COLLECTED MATERIAL:
## Begin

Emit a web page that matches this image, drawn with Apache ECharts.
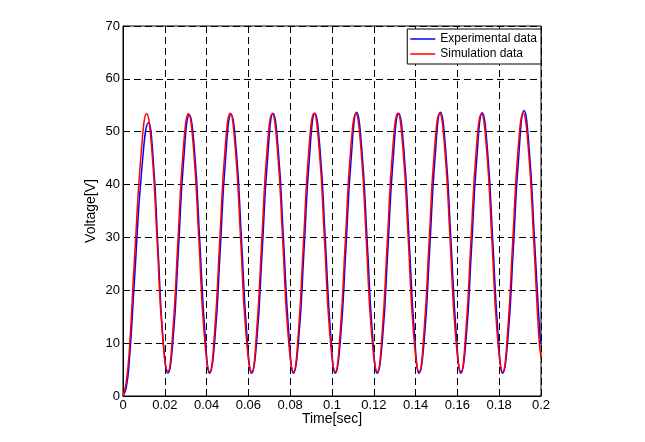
<!DOCTYPE html>
<html>
<head>
<meta charset="utf-8" />
<title>Voltage</title>
<script src="https://cdn.jsdelivr.net/npm/echarts@6/dist/echarts.min.js"></script>
<style>
	html,
	body {
		margin: 0;
		padding: 0;
		background: #fff;
	}
	#chart {
		width: 645px;
		height: 442px;
	}
</style>
</head>
<body>
<div id="chart"></div>
<script>
// x ticks / y ticks
const xTicks = [0, 0.02, 0.04, 0.06, 0.08, 0.1, 0.12, 0.14, 0.16, 0.18, 0.2];
const yTicks = [0, 10, 20, 30, 40, 50, 60, 70];

// Simulation data (red)
const timeSim = [
	0, 0.0015, 0.003, 0.0055, 0.0088, 0.0113, 0.0138, 0.0163, 0.0188,
	0.0215, 0.0238, 0.0263, 0.0288, 0.0313, 0.0338, 0.0363, 0.0388,
	0.0415, 0.0438, 0.0463, 0.0488, 0.0513, 0.0538, 0.0563, 0.0588,
	0.0616, 0.0639, 0.0664, 0.0689, 0.0714, 0.0739, 0.0764, 0.0789,
	0.0816, 0.0839, 0.0864, 0.0889, 0.0914, 0.0939, 0.0964, 0.0989,
	0.1016, 0.1039, 0.1064, 0.1089, 0.1114, 0.1139, 0.1164, 0.1189,
	0.1217, 0.124, 0.1265, 0.129, 0.1315, 0.134, 0.1365, 0.139,
	0.1417, 0.144, 0.1465, 0.149, 0.1515, 0.154, 0.1565, 0.159,
	0.1617, 0.164, 0.1665, 0.169, 0.1715, 0.174, 0.1765, 0.179,
	0.1817, 0.184, 0.1865, 0.189, 0.1915, 0.194, 0.1965, 0.199,
	0.2,
];
const voltSim = [
	0, 2.5, 8.5, 26, 46.5, 53.4, 46.5, 29.5, 12,
	4.7, 12, 29.5, 46.5, 53.4, 46.5, 29.5, 12,
	4.6, 12, 29.5, 46.5, 53.5, 46.5, 29.5, 12,
	4.6, 12, 29.5, 46.5, 53.4, 46.5, 29.5, 12,
	4.6, 12, 29.5, 46.5, 53.5, 46.5, 29.5, 12,
	4.6, 12, 29.5, 46.5, 53.4, 46.5, 29.5, 12,
	4.6, 12, 29.5, 46.5, 53.5, 46.5, 29.5, 12,
	4.6, 12, 29.5, 46.5, 53.5, 46.5, 29.5, 12,
	4.6, 12, 29.5, 46.5, 53.4, 46.5, 29.5, 12,
	4.6, 12, 29.5, 46.5, 53.5, 46.5, 29.5, 11,
	7.3,
];

// Experimental data (blue)
const timeExp = [
	0, 0.0015, 0.003, 0.0055, 0.0088, 0.0122, 0.0145, 0.0168, 0.0192,
	0.0215, 0.024, 0.0265, 0.029, 0.0317, 0.0342, 0.0367, 0.0392,
	0.0415, 0.044, 0.0465, 0.049, 0.0517, 0.0542, 0.0567, 0.0592,
	0.0616, 0.0641, 0.0666, 0.0691, 0.0718, 0.0743, 0.0768, 0.0793,
	0.0816, 0.0841, 0.0866, 0.0891, 0.0918, 0.0943, 0.0968, 0.0993,
	0.1016, 0.1041, 0.1066, 0.1091, 0.1118, 0.1143, 0.1168, 0.1193,
	0.1217, 0.1242, 0.1267, 0.1292, 0.1319, 0.1344, 0.1369, 0.1394,
	0.1417, 0.1442, 0.1467, 0.1492, 0.1519, 0.1544, 0.1569, 0.1594,
	0.1617, 0.1642, 0.1667, 0.1692, 0.1719, 0.1744, 0.1769, 0.1794,
	0.1817, 0.1842, 0.1867, 0.1892, 0.1919, 0.1944, 0.1969, 0.1994,
	0.2,
];
const voltExp = [
	0, 1.5, 6.5, 22, 42, 51.7, 44.5, 27.5, 10.5,
	4.3, 11, 27.5, 44.5, 53.2, 46.5, 29.5, 12,
	4.3, 11, 27.5, 44.5, 53.3, 46.5, 29.5, 12,
	4.3, 11, 27.5, 44.5, 53.5, 46.5, 29.5, 12,
	4.3, 11, 27.5, 44.5, 53.5, 46.5, 29.5, 12,
	4.3, 11, 27.5, 44.5, 53.7, 46.5, 29.5, 12,
	4.3, 11, 27.5, 44.5, 53.5, 46.5, 29.5, 12,
	4.3, 11, 27.5, 44.5, 53.7, 46.5, 29.5, 12,
	4.3, 11, 27.5, 44.5, 53.6, 46.5, 29.5, 12,
	4.3, 11, 27.5, 44.5, 54, 46.5, 29.5, 12,
	9.8,
];

const font = "'Liberation Sans', Arial, sans-serif";

const pairs = (t, v) => t.map((x, i) => [x, v[i]]);

const option = {
	animation: false,
	backgroundColor: "#fff",
	grid: {
		left: 123,
		right: 104,
		top: 26,
		bottom: 46,
		show: true,
		borderColor: "#000",
		borderWidth: 1,
		backgroundColor: "transparent",
	},
	legend: {
		orient: "vertical",
		right: 104,
		top: 29,
		padding: [4, 4, 4, 3],
		itemGap: 3,
		itemWidth: 25,
		itemHeight: 1.5,
		icon: "rect",
		borderColor: "#000",
		borderWidth: 1,
		borderRadius: 0,
		backgroundColor: "#fff",
		textStyle: {
			fontFamily: font,
			fontSize: 12,
			color: "#000",
		},
		data: ["Experimental data", "Simulation data"],
	},
	xAxis: {
		type: "value",
		min: xTicks[0],
		max: xTicks[xTicks.length - 1],
		interval: 0.02,
		name: "Time[sec]",
		nameLocation: "middle",
		nameGap: 16,
		nameMoveOverlap: false,
		nameTextStyle: { fontFamily: font, fontSize: 14, color: "#000" },
		axisLine: { show: true, lineStyle: { color: "#000", width: 1 } },
		axisTick: { show: true, inside: true, length: 5, lineStyle: { color: "#000" } },
		axisLabel: {
			fontFamily: font,
			fontSize: 13,
			color: "#000",
			margin: 3,
			formatter: v => String(Number(v.toFixed(2))),
		},
		splitLine: { show: true, lineStyle: { color: "#000", type: [7, 4], width: 1 } },
	},
	yAxis: {
		type: "value",
		min: yTicks[0],
		max: yTicks[yTicks.length - 1],
		interval: 10,
		name: "Voltage[V]",
		nameLocation: "middle",
		nameGap: 25,
		nameMoveOverlap: false,
		nameTextStyle: { fontFamily: font, fontSize: 14, color: "#000" },
		axisLine: { show: true, lineStyle: { color: "#000", width: 1 } },
		axisTick: { show: true, inside: true, length: 5, lineStyle: { color: "#000" } },
		axisLabel: { fontFamily: font, fontSize: 13, color: "#000", margin: 3 },
		splitLine: { show: true, lineStyle: { color: "#000", type: [7, 4], width: 1 } },
	},
	series: [
		{
			name: "Experimental data",
			type: "line",
			data: pairs(timeExp, voltExp),
			showSymbol: false,
			symbol: "none",
			smooth: 0.5,
			color: "#0000ff",
			lineStyle: { color: "#0000ff", width: 1.5 },
			z: 3,
		},
		{
			name: "Simulation data",
			type: "line",
			data: pairs(timeSim, voltSim),
			showSymbol: false,
			symbol: "none",
			smooth: 0.5,
			color: "#ff0000",
			lineStyle: { color: "#ff0000", width: 1.5 },
			z: 4,
		},
	],
};

const myEcharts = echarts.init(document.getElementById("chart"));
myEcharts.setOption(option);
</script>
</body>
</html>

## End

TASK OBJECTIVE:
Leave out any pictures and return exactly the lines from the beginning of the data through the line with "const yTicks = [0, 10, 20, 30, 40, 50, 60, 70];", inclusive.

SOLUTION TO THIS TASK:
Emit a web page that matches this image, drawn with Apache ECharts.
<!DOCTYPE html>
<html>
<head>
<meta charset="utf-8" />
<title>Voltage</title>
<script src="https://cdn.jsdelivr.net/npm/echarts@6/dist/echarts.min.js"></script>
<style>
	html,
	body {
		margin: 0;
		padding: 0;
		background: #fff;
	}
	#chart {
		width: 645px;
		height: 442px;
	}
</style>
</head>
<body>
<div id="chart"></div>
<script>
// x ticks / y ticks
const xTicks = [0, 0.02, 0.04, 0.06, 0.08, 0.1, 0.12, 0.14, 0.16, 0.18, 0.2];
const yTicks = [0, 10, 20, 30, 40, 50, 60, 70];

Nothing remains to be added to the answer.